10 hours of independent research and concept development preceded this day. Today we designed the firmware architecture (PID controller, IMU sensor fusion, actuator manager, earthquake waveform generator), planned the 1/25 scale prototype, created the investment pitch, and drafted the first patent claims.
Platform design: 22"×10" clear acrylic, 45 drilled holes, 9 springs, 8 actuators (4 simulation + 4 stabilization), ESP32 with MPU6050 IMU. Side-by-side demo: two platforms, same earthquake, one with PID, one without.
The journey starts here.
Setbacks & Lessons
Ongoing
Setbacks
What Went Wrong (And What We Learned)
- OONO relay modules + ESP32 = incompatible. Relays need 4-6.5V signal; ESP32 outputs 3.3V. Wasted a session troubleshooting. Lesson: Check signal voltage compatibility BEFORE wiring. Fix: Switched to MOSFET trigger modules (3.3V compatible).

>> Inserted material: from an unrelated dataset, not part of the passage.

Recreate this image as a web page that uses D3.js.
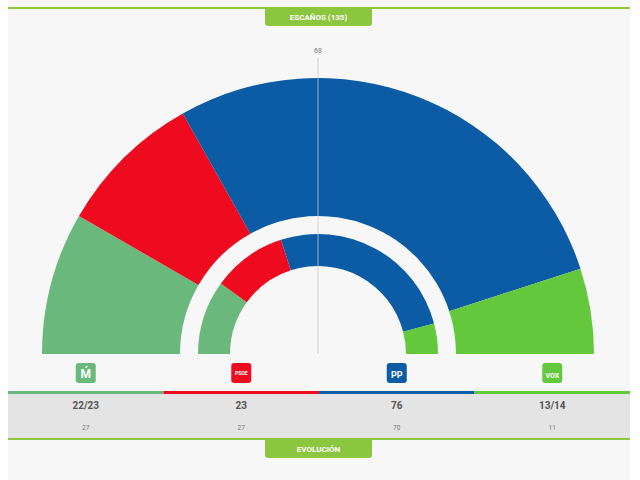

- JQML linear actuators too slow for earthquake simulation. High torque, very low speed. Can't oscillate at earthquake frequencies. Lesson: Actuator speed matters more than force for dynamic simulation. Fix: Shelved for VFML/slow-correction roles. Redesigned shake table with NEMA 23 steppers.
- Miuzei 20kg servos too sluggish for PID correction. 0.16s/60° can't track dynamic loads with momentum. Lesson: Bench test before committing to a design. Fix: Upgraded to Savox SC-1258TG (0.08s/60°).
- SG90 spool walls too thin for 3D printing. JLC3DP rejected first design — 1mm flanges would crack in SLA resin. Lesson: Minimum 2mm walls for SLA. Fix: Redesigned with 2mm flanges, 8mm drum, 14mm flange diameter. Accepted with thin-wall warning.
- Arduino Uno brownout from motor current spike. Driving relay + actuator from Arduino caused resets. Lesson: Separate motor power from logic power. Always.
- TAP Plastics didn't have black HDPE in stock. Ordered white instead. Same material, same strength, just not the color we wanted. Lesson: Cosmetic preferences shouldn't hold up progress.
Every setback pushed us toward a better design. The stepper + belt shake table is far superior to the relay + actuator approach we started with. The Savox servos will outperform the Miuzei by 2×. The MOSFET modules are cleaner than relays. Failures are data.